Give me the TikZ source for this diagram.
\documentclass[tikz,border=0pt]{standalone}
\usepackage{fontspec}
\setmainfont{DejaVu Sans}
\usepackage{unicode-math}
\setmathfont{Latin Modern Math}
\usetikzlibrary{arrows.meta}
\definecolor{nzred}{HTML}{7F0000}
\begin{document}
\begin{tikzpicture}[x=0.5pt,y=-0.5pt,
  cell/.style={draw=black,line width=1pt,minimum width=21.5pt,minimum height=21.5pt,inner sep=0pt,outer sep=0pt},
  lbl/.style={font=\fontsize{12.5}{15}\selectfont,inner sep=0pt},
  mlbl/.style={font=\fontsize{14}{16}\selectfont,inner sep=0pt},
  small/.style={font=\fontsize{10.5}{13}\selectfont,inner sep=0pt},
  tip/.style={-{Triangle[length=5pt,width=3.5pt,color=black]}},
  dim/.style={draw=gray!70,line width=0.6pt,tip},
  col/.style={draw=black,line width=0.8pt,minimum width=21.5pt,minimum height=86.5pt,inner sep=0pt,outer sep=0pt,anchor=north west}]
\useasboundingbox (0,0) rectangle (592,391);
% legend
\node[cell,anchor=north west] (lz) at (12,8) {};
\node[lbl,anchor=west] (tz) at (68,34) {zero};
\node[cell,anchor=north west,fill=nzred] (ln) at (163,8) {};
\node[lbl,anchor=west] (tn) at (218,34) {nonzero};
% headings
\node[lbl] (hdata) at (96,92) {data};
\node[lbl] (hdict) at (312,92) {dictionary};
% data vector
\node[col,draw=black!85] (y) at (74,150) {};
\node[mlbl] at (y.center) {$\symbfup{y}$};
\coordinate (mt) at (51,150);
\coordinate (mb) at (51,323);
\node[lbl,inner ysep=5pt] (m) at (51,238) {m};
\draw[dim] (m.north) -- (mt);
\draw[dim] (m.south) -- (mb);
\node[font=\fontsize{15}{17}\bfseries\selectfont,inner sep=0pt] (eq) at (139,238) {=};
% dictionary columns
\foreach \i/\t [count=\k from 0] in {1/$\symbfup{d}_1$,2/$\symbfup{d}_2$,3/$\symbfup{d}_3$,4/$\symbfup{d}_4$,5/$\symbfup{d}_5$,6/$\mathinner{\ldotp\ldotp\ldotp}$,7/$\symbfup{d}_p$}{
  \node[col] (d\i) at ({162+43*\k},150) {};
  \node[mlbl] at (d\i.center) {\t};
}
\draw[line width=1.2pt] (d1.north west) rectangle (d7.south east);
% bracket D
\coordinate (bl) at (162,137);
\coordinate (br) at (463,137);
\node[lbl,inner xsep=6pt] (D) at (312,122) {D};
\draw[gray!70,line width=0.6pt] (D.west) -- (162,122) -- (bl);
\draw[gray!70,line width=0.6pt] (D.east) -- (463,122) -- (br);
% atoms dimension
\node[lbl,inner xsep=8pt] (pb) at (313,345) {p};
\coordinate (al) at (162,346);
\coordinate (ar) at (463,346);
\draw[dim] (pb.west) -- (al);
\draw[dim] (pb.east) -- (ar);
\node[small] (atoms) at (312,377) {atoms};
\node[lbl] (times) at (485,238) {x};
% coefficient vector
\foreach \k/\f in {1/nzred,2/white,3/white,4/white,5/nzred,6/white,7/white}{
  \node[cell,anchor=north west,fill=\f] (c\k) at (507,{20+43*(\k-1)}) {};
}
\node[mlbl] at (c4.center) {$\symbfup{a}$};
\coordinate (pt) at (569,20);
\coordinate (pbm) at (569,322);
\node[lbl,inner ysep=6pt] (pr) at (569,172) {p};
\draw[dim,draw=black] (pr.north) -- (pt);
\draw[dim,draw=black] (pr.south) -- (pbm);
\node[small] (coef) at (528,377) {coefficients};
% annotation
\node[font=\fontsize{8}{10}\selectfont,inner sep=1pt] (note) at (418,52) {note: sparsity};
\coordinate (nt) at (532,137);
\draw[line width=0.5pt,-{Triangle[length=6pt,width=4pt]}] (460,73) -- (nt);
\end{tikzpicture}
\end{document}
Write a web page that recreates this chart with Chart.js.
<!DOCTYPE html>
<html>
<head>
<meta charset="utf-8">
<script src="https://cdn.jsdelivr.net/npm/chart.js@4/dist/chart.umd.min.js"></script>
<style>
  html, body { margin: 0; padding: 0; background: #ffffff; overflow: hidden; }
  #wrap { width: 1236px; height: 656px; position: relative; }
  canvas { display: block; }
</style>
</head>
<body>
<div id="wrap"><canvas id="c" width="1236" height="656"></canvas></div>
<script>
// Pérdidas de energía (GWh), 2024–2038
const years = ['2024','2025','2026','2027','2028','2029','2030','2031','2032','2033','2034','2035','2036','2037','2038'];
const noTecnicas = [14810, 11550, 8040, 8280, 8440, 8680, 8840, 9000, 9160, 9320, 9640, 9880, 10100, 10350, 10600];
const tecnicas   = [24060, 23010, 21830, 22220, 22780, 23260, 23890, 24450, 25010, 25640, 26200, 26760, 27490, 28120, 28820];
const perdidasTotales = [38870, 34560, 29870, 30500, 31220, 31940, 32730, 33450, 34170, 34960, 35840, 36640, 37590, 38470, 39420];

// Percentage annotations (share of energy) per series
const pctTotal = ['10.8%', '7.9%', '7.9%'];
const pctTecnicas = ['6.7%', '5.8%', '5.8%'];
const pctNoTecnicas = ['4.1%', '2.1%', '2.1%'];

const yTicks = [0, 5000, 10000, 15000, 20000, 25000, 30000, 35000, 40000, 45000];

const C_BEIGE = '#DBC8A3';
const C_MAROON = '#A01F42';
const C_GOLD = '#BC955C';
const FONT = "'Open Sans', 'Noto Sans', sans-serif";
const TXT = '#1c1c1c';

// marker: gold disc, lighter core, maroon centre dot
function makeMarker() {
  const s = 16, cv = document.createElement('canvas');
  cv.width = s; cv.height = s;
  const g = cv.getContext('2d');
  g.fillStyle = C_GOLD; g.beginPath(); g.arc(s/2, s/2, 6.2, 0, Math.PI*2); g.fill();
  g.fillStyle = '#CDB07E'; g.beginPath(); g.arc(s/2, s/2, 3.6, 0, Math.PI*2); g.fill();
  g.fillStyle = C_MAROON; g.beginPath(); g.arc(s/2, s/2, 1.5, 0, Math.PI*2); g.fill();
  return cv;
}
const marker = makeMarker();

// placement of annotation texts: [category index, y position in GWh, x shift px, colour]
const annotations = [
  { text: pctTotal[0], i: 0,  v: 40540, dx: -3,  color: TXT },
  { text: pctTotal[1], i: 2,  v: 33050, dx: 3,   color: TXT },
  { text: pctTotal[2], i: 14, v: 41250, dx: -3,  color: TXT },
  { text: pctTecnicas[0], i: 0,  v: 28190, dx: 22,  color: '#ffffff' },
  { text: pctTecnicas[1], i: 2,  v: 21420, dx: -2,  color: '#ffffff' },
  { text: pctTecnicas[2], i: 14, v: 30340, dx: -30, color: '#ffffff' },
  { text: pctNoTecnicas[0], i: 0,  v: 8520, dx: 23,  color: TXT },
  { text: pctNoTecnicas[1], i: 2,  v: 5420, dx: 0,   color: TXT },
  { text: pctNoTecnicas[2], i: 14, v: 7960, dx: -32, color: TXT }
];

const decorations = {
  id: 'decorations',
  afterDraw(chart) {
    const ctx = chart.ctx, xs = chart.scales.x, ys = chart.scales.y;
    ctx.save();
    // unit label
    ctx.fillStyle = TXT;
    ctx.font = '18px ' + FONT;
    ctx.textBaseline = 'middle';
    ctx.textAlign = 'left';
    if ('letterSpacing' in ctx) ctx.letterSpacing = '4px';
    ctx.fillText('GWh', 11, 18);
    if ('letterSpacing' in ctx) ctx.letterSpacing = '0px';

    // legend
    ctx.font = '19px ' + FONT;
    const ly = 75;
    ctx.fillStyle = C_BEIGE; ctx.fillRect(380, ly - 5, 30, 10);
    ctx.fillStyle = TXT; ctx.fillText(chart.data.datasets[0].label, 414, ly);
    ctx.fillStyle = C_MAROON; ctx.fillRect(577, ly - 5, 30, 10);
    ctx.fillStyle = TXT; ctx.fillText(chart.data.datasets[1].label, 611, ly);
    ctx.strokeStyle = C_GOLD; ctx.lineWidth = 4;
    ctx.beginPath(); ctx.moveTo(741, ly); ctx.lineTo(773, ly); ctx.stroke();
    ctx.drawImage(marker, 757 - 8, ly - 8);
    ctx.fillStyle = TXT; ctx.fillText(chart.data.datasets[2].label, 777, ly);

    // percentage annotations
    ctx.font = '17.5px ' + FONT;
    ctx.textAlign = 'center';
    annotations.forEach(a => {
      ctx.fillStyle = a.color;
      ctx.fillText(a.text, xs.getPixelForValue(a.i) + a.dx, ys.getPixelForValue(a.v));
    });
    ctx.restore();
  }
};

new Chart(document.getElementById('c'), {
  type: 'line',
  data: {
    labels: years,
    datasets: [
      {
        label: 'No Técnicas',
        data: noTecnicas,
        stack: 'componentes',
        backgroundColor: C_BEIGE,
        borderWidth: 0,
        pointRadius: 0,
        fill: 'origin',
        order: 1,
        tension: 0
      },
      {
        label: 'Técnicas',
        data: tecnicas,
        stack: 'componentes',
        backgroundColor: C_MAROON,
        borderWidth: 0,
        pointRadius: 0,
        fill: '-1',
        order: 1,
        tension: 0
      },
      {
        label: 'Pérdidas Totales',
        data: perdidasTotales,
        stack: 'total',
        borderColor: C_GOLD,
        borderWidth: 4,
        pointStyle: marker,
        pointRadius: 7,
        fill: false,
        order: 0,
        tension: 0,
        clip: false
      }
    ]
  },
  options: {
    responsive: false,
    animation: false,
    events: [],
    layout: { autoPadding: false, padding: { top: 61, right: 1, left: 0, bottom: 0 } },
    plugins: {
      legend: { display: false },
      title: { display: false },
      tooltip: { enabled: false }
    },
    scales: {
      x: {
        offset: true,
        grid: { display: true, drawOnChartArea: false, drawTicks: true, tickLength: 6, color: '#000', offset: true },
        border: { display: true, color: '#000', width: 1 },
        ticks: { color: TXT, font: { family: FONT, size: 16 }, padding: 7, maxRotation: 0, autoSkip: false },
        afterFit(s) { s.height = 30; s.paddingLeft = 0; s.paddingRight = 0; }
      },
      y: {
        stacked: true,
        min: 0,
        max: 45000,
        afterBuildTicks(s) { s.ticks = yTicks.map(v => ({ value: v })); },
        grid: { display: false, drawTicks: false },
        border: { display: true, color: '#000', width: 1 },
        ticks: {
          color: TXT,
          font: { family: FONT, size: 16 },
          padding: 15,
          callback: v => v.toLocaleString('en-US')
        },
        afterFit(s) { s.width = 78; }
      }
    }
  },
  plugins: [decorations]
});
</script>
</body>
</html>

******************************

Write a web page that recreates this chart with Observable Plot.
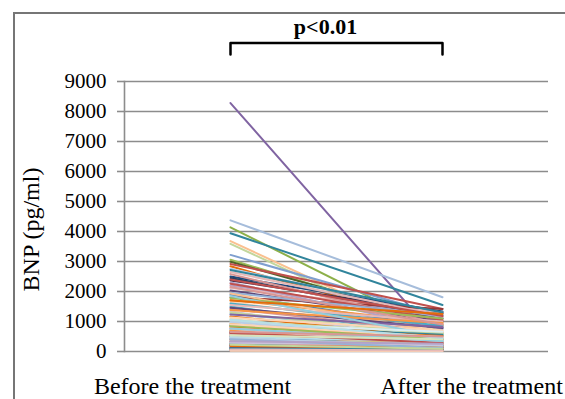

******************************

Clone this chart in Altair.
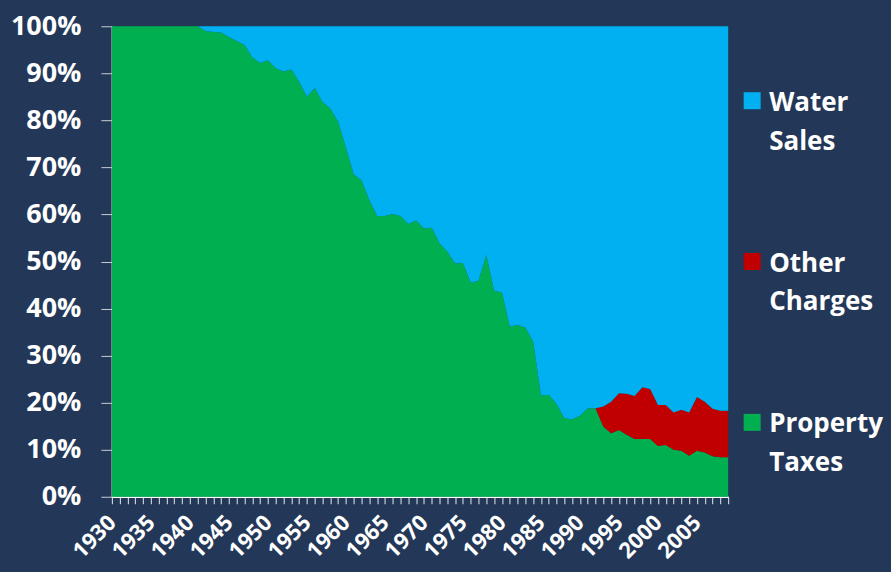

******************************

**Task instructions**
Filter the records above and return every line that holds the word "page".

**Response to the exercise**
Write a web page that recreates this chart with Chart.js.
Write a web page that recreates this chart with Observable Plot.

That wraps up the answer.